While other business fled, DirectNIC -- the 11th-largest domain name registration firm, according to Netcraft, with more than 1.1 million domains registered -- stayed put through Hurricane Katrina and the subsequent flooding of most of New Orleans.

Powered by 750Kw generator hooked up to a 1,000 gallon tank of diesel -- the latter replenished from 55-gallon drums' -- DirectNIC kept its servers running and its connection with the rest of the world via the Internet alive.

"We are pleased to announce that we haven't lost service once during this entire disaster, and we have three weeks of backup power secured, and more resources are on the way," promised Sigmund Solares, the chief executive of Intercosmos Media Group, which runs DirectNIC, in a statement Wednesday.

"Our staff is safe and well - some have been working around the clock in New Orleans to keep clients running smoothly, and other employees have left to safer locations to keep an eye on the network from afar," Solares added.

As conditions in New Orleans deteriorated, the decision looked foolish to some commenting on the blog maintained on the DirectNIC site, but the blog's author -- Michael Barnett, the company's crisis manager and a veteran of Gulf War I -- refused to budge.

"We've got people begging us to leave, but that's not going to happen," wrote Barnett. "[We] are going nowhere until New Orleans' infrastructure is rebuilt or declared permanently and irrevocably destroyed. As far as I'm concerned, this building is my post, and it will not be abandoned until I'm properly relieved."

As if it wasn't enough for DirectNIC to simply stay in business, Barnett's blog, the live feed from the Web camera that the company pointed out its 11th and 12th-story windows, and the digital photographs staffers posted after venturing on reconnaissance missions to street level, gave outsiders a once-in-a-lifetime account of an American city coming apart.

Among the entries on the blog, Barnett detailed looting of ATM machines, aimless patrols by demoralized New Orleans police, police involved in looting, and arson-set fires blazing within blocks of his location Friday.

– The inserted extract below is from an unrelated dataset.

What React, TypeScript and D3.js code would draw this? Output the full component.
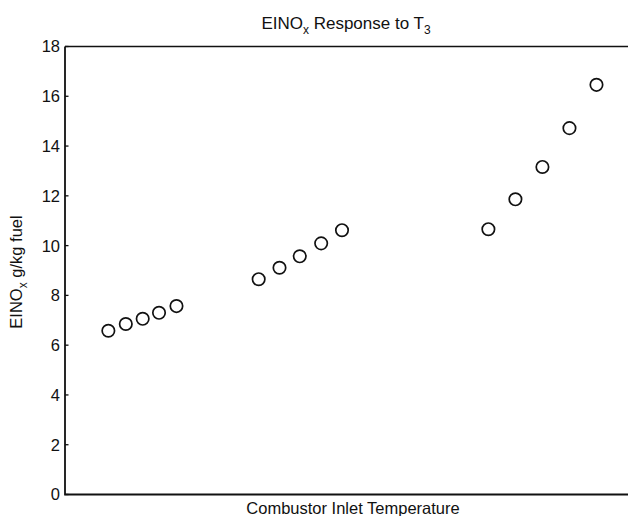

"The National Guard, FEMA, the NOPD, and City authorities DO NOT have the city under control," he wrote on Thursday. "There are live radio feeds for the National Guard comms and NOPD comms which have been circulating the web, and you can listen to the chaos and disarray for yourselves. I doubt the government's ability to reestablish order without a full active duty military presence to crush the mob mentality."

But even as his blog reported Friday that troops were arriving in the city, Barnett's commentary turned poetically pessimistic, and provided an inside view that conventional media hasn't offered.

"This place is completely coming apart. The hopelessness on the street breaks the heart. The old, the tired, the sick seem resigned to their presumed fate," he wrote. "Thanks so much for the moral support, guys. I only wish we could pass it on to the people who need it more than we do."